* What you need to do:
Give back every line exactly as it appears, pictures excluded.

* Data block:
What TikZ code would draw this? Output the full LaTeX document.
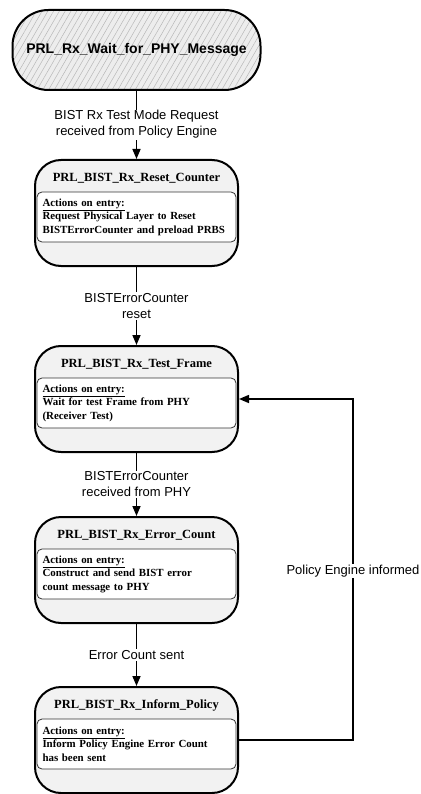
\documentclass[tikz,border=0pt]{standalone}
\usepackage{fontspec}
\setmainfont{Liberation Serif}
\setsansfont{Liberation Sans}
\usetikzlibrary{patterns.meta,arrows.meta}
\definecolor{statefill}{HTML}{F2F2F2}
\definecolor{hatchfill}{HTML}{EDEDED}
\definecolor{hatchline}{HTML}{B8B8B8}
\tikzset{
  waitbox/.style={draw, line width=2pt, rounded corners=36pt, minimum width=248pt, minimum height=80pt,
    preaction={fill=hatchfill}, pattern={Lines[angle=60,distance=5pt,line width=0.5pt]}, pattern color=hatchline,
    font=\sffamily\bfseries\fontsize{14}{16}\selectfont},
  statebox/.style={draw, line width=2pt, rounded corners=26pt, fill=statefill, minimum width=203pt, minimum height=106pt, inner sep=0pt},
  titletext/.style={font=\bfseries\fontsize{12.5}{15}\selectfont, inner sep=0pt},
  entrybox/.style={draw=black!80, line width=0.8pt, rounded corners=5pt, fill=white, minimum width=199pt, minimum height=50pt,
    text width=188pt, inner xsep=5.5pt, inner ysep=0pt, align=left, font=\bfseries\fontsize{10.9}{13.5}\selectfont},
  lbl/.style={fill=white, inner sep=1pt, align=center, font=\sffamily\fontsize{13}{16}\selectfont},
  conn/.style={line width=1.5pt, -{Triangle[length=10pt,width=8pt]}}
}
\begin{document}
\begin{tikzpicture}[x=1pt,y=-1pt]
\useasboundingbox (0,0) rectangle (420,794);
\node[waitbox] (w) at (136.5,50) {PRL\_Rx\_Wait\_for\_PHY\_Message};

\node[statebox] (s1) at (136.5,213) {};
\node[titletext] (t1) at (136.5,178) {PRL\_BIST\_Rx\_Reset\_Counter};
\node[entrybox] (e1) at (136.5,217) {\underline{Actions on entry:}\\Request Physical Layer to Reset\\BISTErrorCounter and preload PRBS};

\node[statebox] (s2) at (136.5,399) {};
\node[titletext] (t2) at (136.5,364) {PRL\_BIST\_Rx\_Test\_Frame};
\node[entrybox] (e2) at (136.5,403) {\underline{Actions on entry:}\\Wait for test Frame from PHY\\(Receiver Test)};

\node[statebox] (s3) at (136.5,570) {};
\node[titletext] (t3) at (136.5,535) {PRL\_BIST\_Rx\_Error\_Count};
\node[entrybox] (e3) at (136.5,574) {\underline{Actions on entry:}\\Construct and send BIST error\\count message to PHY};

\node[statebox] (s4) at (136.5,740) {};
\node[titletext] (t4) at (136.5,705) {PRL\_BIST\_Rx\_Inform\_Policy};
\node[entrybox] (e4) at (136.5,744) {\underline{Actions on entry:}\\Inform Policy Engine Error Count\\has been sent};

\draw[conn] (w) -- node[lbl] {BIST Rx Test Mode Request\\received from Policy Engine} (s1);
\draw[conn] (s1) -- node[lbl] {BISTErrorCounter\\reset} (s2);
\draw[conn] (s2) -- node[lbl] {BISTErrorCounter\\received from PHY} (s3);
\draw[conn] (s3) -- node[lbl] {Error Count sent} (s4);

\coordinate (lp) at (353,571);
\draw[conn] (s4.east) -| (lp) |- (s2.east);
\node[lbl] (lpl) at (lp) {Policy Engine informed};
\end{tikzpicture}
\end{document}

* Exercise response:
What TikZ code would draw this? Output the full LaTeX document.
\documentclass[tikz,border=0pt]{standalone}
\usepackage{fontspec}
\setmainfont{Liberation Serif}
\setsansfont{Liberation Sans}
\usetikzlibrary{patterns.meta,arrows.meta}
\definecolor{statefill}{HTML}{F2F2F2}
\definecolor{hatchfill}{HTML}{EDEDED}
\definecolor{hatchline}{HTML}{B8B8B8}
\tikzset{
  waitbox/.style={draw, line width=2pt, rounded corners=36pt, minimum width=248pt, minimum height=80pt,
    preaction={fill=hatchfill}, pattern={Lines[angle=60,distance=5pt,line width=0.5pt]}, pattern color=hatchline,
    font=\sffamily\bfseries\fontsize{14}{16}\selectfont},
  statebox/.style={draw, line width=2pt, rounded corners=26pt, fill=statefill, minimum width=203pt, minimum height=106pt, inner sep=0pt},
  titletext/.style={font=\bfseries\fontsize{12.5}{15}\selectfont, inner sep=0pt},
  entrybox/.style={draw=black!80, line width=0.8pt, rounded corners=5pt, fill=white, minimum width=199pt, minimum height=50pt,
    text width=188pt, inner xsep=5.5pt, inner ysep=0pt, align=left, font=\bfseries\fontsize{10.9}{13.5}\selectfont},
  lbl/.style={fill=white, inner sep=1pt, align=center, font=\sffamily\fontsize{13}{16}\selectfont},
  conn/.style={line width=1.5pt, -{Triangle[length=10pt,width=8pt]}}
}
\begin{document}
\begin{tikzpicture}[x=1pt,y=-1pt]
\useasboundingbox (0,0) rectangle (420,794);
\node[waitbox] (w) at (136.5,50) {PRL\_Rx\_Wait\_for\_PHY\_Message};

\node[statebox] (s1) at (136.5,213) {};
\node[titletext] (t1) at (136.5,178) {PRL\_BIST\_Rx\_Reset\_Counter};
\node[entrybox] (e1) at (136.5,217) {\underline{Actions on entry:}\\Request Physical Layer to Reset\\BISTErrorCounter and preload PRBS};

\node[statebox] (s2) at (136.5,399) {};
\node[titletext] (t2) at (136.5,364) {PRL\_BIST\_Rx\_Test\_Frame};
\node[entrybox] (e2) at (136.5,403) {\underline{Actions on entry:}\\Wait for test Frame from PHY\\(Receiver Test)};

\node[statebox] (s3) at (136.5,570) {};
\node[titletext] (t3) at (136.5,535) {PRL\_BIST\_Rx\_Error\_Count};
\node[entrybox] (e3) at (136.5,574) {\underline{Actions on entry:}\\Construct and send BIST error\\count message to PHY};

\node[statebox] (s4) at (136.5,740) {};
\node[titletext] (t4) at (136.5,705) {PRL\_BIST\_Rx\_Inform\_Policy};
\node[entrybox] (e4) at (136.5,744) {\underline{Actions on entry:}\\Inform Policy Engine Error Count\\has been sent};

\draw[conn] (w) -- node[lbl] {BIST Rx Test Mode Request\\received from Policy Engine} (s1);
\draw[conn] (s1) -- node[lbl] {BISTErrorCounter\\reset} (s2);
\draw[conn] (s2) -- node[lbl] {BISTErrorCounter\\received from PHY} (s3);
\draw[conn] (s3) -- node[lbl] {Error Count sent} (s4);

\coordinate (lp) at (353,571);
\draw[conn] (s4.east) -| (lp) |- (s2.east);
\node[lbl] (lpl) at (lp) {Policy Engine informed};
\end{tikzpicture}
\end{document}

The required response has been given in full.